John S. Griswold, Executive Director of Commonfund Institute, pointed out in a press release that foundations participating in the study reported their average annual return objective was 8.5% and that the most frequently cited return objective – reported by 44% of survey respondents – was in the range of 8% to 8.9%. “While 2007’s results were down considerably from 2006, a 9.9% return should cover the average foundation’s spending, inflation and costs, enabling it to continue to support its programs and missions,” he said in the announcement.
Among asset classes, the highest reported returns, averaging 21%, were in energy and natural resources strategies. Other leading asset class returns were: international equities, 15.9%; private equity, 14.7%; private equity real estate, 13.8%; marketable alternative strategies, 12.3%; venture capital, 11.1%; and distressed debt, 10.3%.
International equity returns were sharply down from 25.1% in FY2006. Domestic equities returned only 7.5% in FY2007 compared to 14% last year. In contrast, fixed income returns rose to an average of 6.9%, up from 4.7% in 2006.
Participating foundations reported average asset allocations of 32% to domestic equities; 15% to fixed income; 20% to international equities; 28% to alternative strategies; and 5% to short-term securities and cash.
Average three-year returns declined to 10.8% from 11.3% a year ago, but average five-year returns jumped to 13% from 9% last year due to the removal of 2002’s -8.7% return from the calculation.
The 300 foundations in the study comprise 226 independent/private foundations and 74 community foundations, representing combined assets of nearly $195 billion.
Top decile institutions in the 2008 Commonfund Benchmarks Study of Foundations had investment returns averaging 16.7%, while top quartile institutions' returns averaged 14.2% - down from 18.5% and 17.1%, respectively, last year.

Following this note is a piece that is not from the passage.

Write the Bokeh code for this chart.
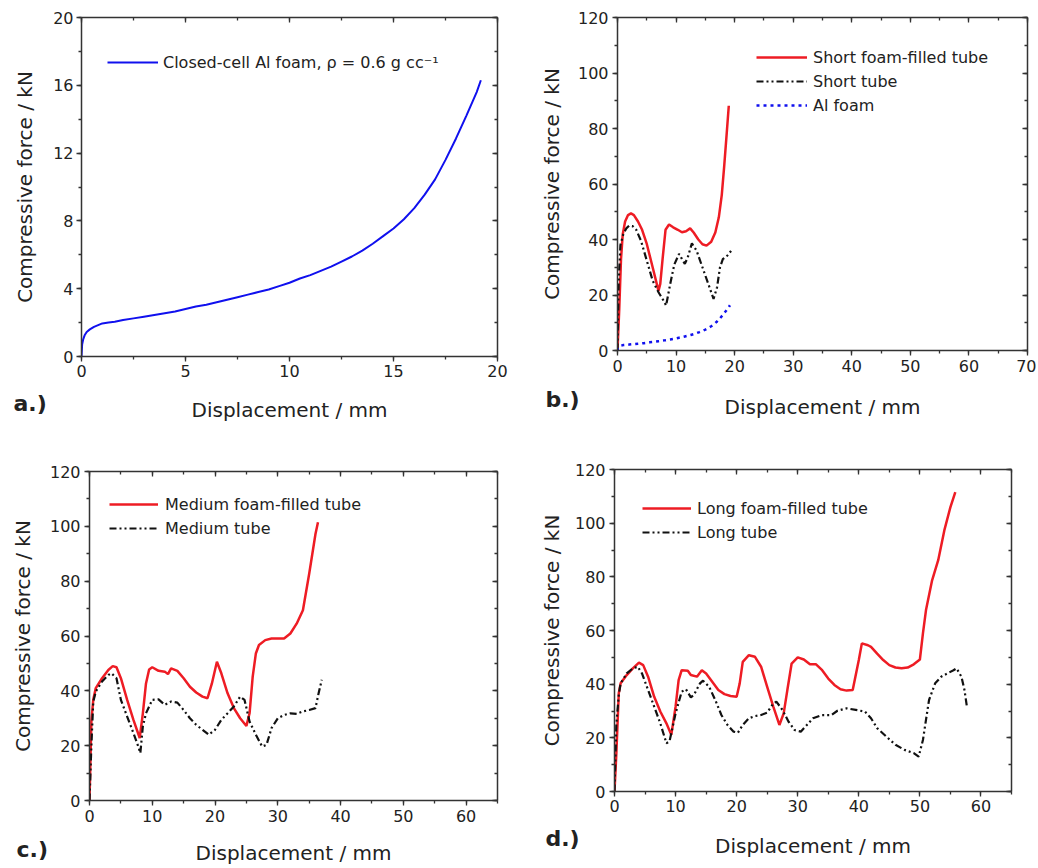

Top decile institutions allocated 40% of their assets to alternative strategies and the top quartile allocated 37% to alternative strategies, compared with 28% for the study population overall.
Conversely, the Benchmarks Leaders have smaller allocations to domestic equities and fixed income securities, and are roughly even with the entire study population in their international equities allocation.
Other study findings, according to the press release, include:
- The alternative strategies allocation for foundations grew to an average of 28% from 23% last year while the allocation to short-term securities and cash fell to 5% from 8% a year ago.
- All other asset class allocations were modestly lower or level with last year.
- Larger institutions have higher allocations to alternative strategies and smaller foundations have higher allocations to domestic equities and fixed income. Foundations with assets in excess of $1 billion allocated the most to alternative strategies - an average of 30%, up from 25% a year ago - and they funded the increase almost entirely from short-term securities and cash, which was reduced to 5% this year from 10% last year.
- Eighty-five percent of participating institutions reported rebalancing their investment portfolios during FY2007, up modestly from 82% in FY2006. Twenty percent of foundations reported that they rebalance quarterly and 16% reported rebalancing annually.
- Among community foundations, 51% reported increased gift flow in FY2007, while 32% reported a decrease.